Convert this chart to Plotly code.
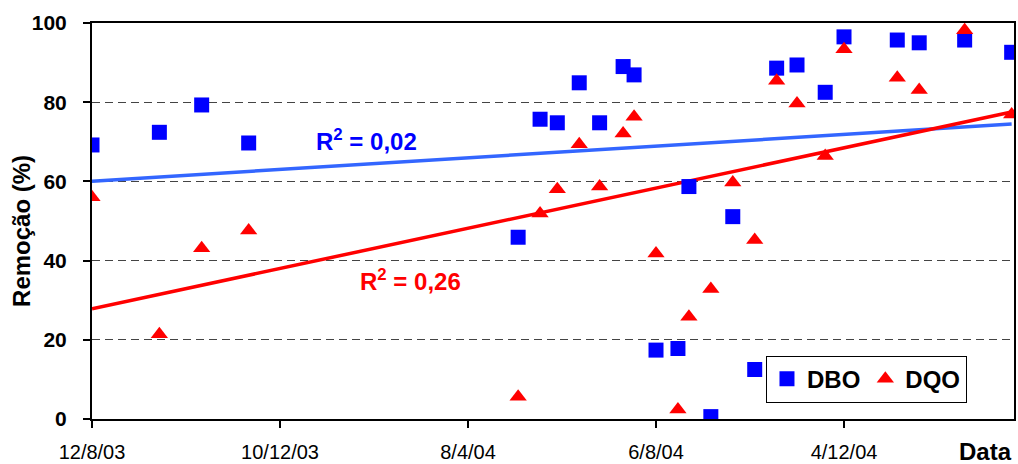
import numpy as np
import pandas as pd
import plotly.graph_objects as go

# ---- data ----
dates = ["2003-08-12", "2003-09-24", "2003-10-21", "2003-11-20",
         "2004-05-10", "2004-05-24", "2004-06-04", "2004-06-18", "2004-07-01",
         "2004-07-16", "2004-07-23", "2004-08-06", "2004-08-20", "2004-08-27",
         "2004-09-10", "2004-09-24", "2004-10-08", "2004-10-22", "2004-11-04",
         "2004-11-22", "2004-12-04", "2005-01-07", "2005-01-21", "2005-02-19",
         "2005-03-21"]
dbo = [69.2, 72.4, 79.3, 69.7, 45.9, 75.7, 74.8, 84.9, 74.8, 89.0, 86.9, 17.4,
       17.8, 58.7, 0.6, 51.1, 12.5, 88.6, 89.4, 82.5, 96.5, 95.7, 95.0, 95.7, 92.6]
dqo = [56.0, 21.4, 43.1, 47.6, 5.6, 51.9, 58.0, 69.4, 58.7, 72.1, 76.3, 41.8,
       2.4, 25.8, 32.8, 59.7, 45.2, 85.4, 79.7, 66.4, 93.4, 86.2, 83.1, 98.2, 76.9]
series_names = ["DBO", "DQO"]
r2_labels = ["R<sup>2</sup> = 0,02", "R<sup>2</sup> = 0,26"]
x_tick_vals = ["2003-08-12", "2003-12-10", "2004-04-08", "2004-08-06", "2004-12-04"]
x_tick_text = ["12/8/03", "10/12/03", "8/4/04", "6/8/04", "4/12/04"]
y_tick_vals = [0, 20, 40, 60, 80, 100]

FONT = "Liberation Sans, Arial, sans-serif"
BLUE = "#0000FF"
BLUE_LINE = "#3366FF"
RED = "#FF0000"

dt = pd.to_datetime(dates)
days = np.array((dt - dt[0]).days, dtype=float)


def trend(values):
    slope, intercept = np.polyfit(days, np.array(values), 1)
    xs = [days.min(), days.max()]
    return [dt[0] + pd.Timedelta(days=d) for d in xs], [intercept + slope * d for d in xs]


fig = go.Figure()

tx, ty = trend(dbo)
fig.add_trace(go.Scatter(x=tx, y=ty, mode="lines", line=dict(color=BLUE_LINE, width=3.5),
                         showlegend=False, hoverinfo="skip"))
tx, ty = trend(dqo)
fig.add_trace(go.Scatter(x=tx, y=ty, mode="lines", line=dict(color=RED, width=3.5),
                         showlegend=False, hoverinfo="skip"))

fig.add_trace(go.Scatter(x=dt, y=dbo, mode="markers", name=series_names[0],
                         marker=dict(symbol="square", size=15, color=BLUE)))
fig.add_trace(go.Scatter(x=dt, y=dqo, mode="markers", name=series_names[1],
                         marker=dict(symbol="triangle-up", size=15, color=RED)))

fig.add_annotation(x="2004-02-03", y=70.5, xref="x", yref="y", text="<b>" + r2_labels[0] + "</b>",
                   showarrow=False, font=dict(family=FONT, size=24, color=BLUE),
                   xanchor="center", yanchor="middle")
fig.add_annotation(x="2004-03-02", y=35.0, xref="x", yref="y", text="<b>" + r2_labels[1] + "</b>",
                   showarrow=False, font=dict(family=FONT, size=24, color=RED),
                   xanchor="center", yanchor="middle")
fig.add_annotation(x=1.0, y=-0.083, xref="paper", yref="paper", text="<b>Data</b>",
                   showarrow=False, font=dict(family=FONT, size=24, color="black"),
                   xanchor="right", yanchor="middle")
fig.add_annotation(x=-0.0759, y=0.475, xref="paper", yref="paper", text="<b>Remoção (%)</b>",
                   showarrow=False, textangle=-90,
                   font=dict(family=FONT, size=24, color="black"),
                   xanchor="center", yanchor="middle")

fig.update_layout(
    width=1018, height=464,
    margin=dict(l=92, r=4, t=23, b=45, autoexpand=False),
    paper_bgcolor="white", plot_bgcolor="white",
    font=dict(family=FONT, color="black"),
    legend=dict(orientation="h", x=0.731, y=0.160, xanchor="left", yanchor="top",
                bordercolor="black", borderwidth=1, bgcolor="white",
                font=dict(family=FONT, size=24, color="black", weight="bold"),
                itemwidth=30, tracegroupgap=0),
)

fig.update_xaxes(
    type="date", automargin=False,
    range=[dt[0], dt[0] + pd.Timedelta(days=588.5)],
    tickmode="array", tickvals=x_tick_vals, ticktext=x_tick_text,
    ticks="outside", ticklen=7, tickwidth=1.5, tickcolor="black",
    tickfont=dict(family=FONT, size=20, color="black"),
    ticklabelstandoff=7,
    showline=True, linecolor="black", linewidth=2, mirror=True,
    showgrid=False, zeroline=False,
)
fig.update_yaxes(
    automargin=False,
    range=[0, 100], tickmode="array", tickvals=y_tick_vals,
    ticks="outside", ticklen=7, tickwidth=1.5, tickcolor="black",
    tickfont=dict(family=FONT, size=21, color="black", weight="bold"),
    ticklabelstandoff=12,
    showline=True, linecolor="black", linewidth=2, mirror=True,
    showgrid=True, gridcolor="#444444", gridwidth=1, griddash="8px,5px",
    zeroline=False,
)

fig.write_html("out.html", config={"displayModeBar": False},
               post_script="document.body.style.margin='0';")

::::::

EXERCISE DETAILS:
Replicate the material above verbatim; images stay out of the copy.

SOLUTION TO THE EXERCISE:
Convert this chart to Plotly code.
import numpy as np
import pandas as pd
import plotly.graph_objects as go

# ---- data ----
dates = ["2003-08-12", "2003-09-24", "2003-10-21", "2003-11-20",
         "2004-05-10", "2004-05-24", "2004-06-04", "2004-06-18", "2004-07-01",
         "2004-07-16", "2004-07-23", "2004-08-06", "2004-08-20", "2004-08-27",
         "2004-09-10", "2004-09-24", "2004-10-08", "2004-10-22", "2004-11-04",
         "2004-11-22", "2004-12-04", "2005-01-07", "2005-01-21", "2005-02-19",
         "2005-03-21"]
dbo = [69.2, 72.4, 79.3, 69.7, 45.9, 75.7, 74.8, 84.9, 74.8, 89.0, 86.9, 17.4,
       17.8, 58.7, 0.6, 51.1, 12.5, 88.6, 89.4, 82.5, 96.5, 95.7, 95.0, 95.7, 92.6]
dqo = [56.0, 21.4, 43.1, 47.6, 5.6, 51.9, 58.0, 69.4, 58.7, 72.1, 76.3, 41.8,
       2.4, 25.8, 32.8, 59.7, 45.2, 85.4, 79.7, 66.4, 93.4, 86.2, 83.1, 98.2, 76.9]
series_names = ["DBO", "DQO"]
r2_labels = ["R<sup>2</sup> = 0,02", "R<sup>2</sup> = 0,26"]
x_tick_vals = ["2003-08-12", "2003-12-10", "2004-04-08", "2004-08-06", "2004-12-04"]
x_tick_text = ["12/8/03", "10/12/03", "8/4/04", "6/8/04", "4/12/04"]
y_tick_vals = [0, 20, 40, 60, 80, 100]

FONT = "Liberation Sans, Arial, sans-serif"
BLUE = "#0000FF"
BLUE_LINE = "#3366FF"
RED = "#FF0000"

dt = pd.to_datetime(dates)
days = np.array((dt - dt[0]).days, dtype=float)


def trend(values):
    slope, intercept = np.polyfit(days, np.array(values), 1)
    xs = [days.min(), days.max()]
    return [dt[0] + pd.Timedelta(days=d) for d in xs], [intercept + slope * d for d in xs]


fig = go.Figure()

tx, ty = trend(dbo)
fig.add_trace(go.Scatter(x=tx, y=ty, mode="lines", line=dict(color=BLUE_LINE, width=3.5),
                         showlegend=False, hoverinfo="skip"))
tx, ty = trend(dqo)
fig.add_trace(go.Scatter(x=tx, y=ty, mode="lines", line=dict(color=RED, width=3.5),
                         showlegend=False, hoverinfo="skip"))

fig.add_trace(go.Scatter(x=dt, y=dbo, mode="markers", name=series_names[0],
                         marker=dict(symbol="square", size=15, color=BLUE)))
fig.add_trace(go.Scatter(x=dt, y=dqo, mode="markers", name=series_names[1],
                         marker=dict(symbol="triangle-up", size=15, color=RED)))

fig.add_annotation(x="2004-02-03", y=70.5, xref="x", yref="y", text="<b>" + r2_labels[0] + "</b>",
                   showarrow=False, font=dict(family=FONT, size=24, color=BLUE),
                   xanchor="center", yanchor="middle")
fig.add_annotation(x="2004-03-02", y=35.0, xref="x", yref="y", text="<b>" + r2_labels[1] + "</b>",
                   showarrow=False, font=dict(family=FONT, size=24, color=RED),
                   xanchor="center", yanchor="middle")
fig.add_annotation(x=1.0, y=-0.083, xref="paper", yref="paper", text="<b>Data</b>",
                   showarrow=False, font=dict(family=FONT, size=24, color="black"),
                   xanchor="right", yanchor="middle")
fig.add_annotation(x=-0.0759, y=0.475, xref="paper", yref="paper", text="<b>Remoção (%)</b>",
                   showarrow=False, textangle=-90,
                   font=dict(family=FONT, size=24, color="black"),
                   xanchor="center", yanchor="middle")

fig.update_layout(
    width=1018, height=464,
    margin=dict(l=92, r=4, t=23, b=45, autoexpand=False),
    paper_bgcolor="white", plot_bgcolor="white",
    font=dict(family=FONT, color="black"),
    legend=dict(orientation="h", x=0.731, y=0.160, xanchor="left", yanchor="top",
                bordercolor="black", borderwidth=1, bgcolor="white",
                font=dict(family=FONT, size=24, color="black", weight="bold"),
                itemwidth=30, tracegroupgap=0),
)

fig.update_xaxes(
    type="date", automargin=False,
    range=[dt[0], dt[0] + pd.Timedelta(days=588.5)],
    tickmode="array", tickvals=x_tick_vals, ticktext=x_tick_text,
    ticks="outside", ticklen=7, tickwidth=1.5, tickcolor="black",
    tickfont=dict(family=FONT, size=20, color="black"),
    ticklabelstandoff=7,
    showline=True, linecolor="black", linewidth=2, mirror=True,
    showgrid=False, zeroline=False,
)
fig.update_yaxes(
    automargin=False,
    range=[0, 100], tickmode="array", tickvals=y_tick_vals,
    ticks="outside", ticklen=7, tickwidth=1.5, tickcolor="black",
    tickfont=dict(family=FONT, size=21, color="black", weight="bold"),
    ticklabelstandoff=12,
    showline=True, linecolor="black", linewidth=2, mirror=True,
    showgrid=True, gridcolor="#444444", gridwidth=1, griddash="8px,5px",
    zeroline=False,
)

fig.write_html("out.html", config={"displayModeBar": False},
               post_script="document.body.style.margin='0';")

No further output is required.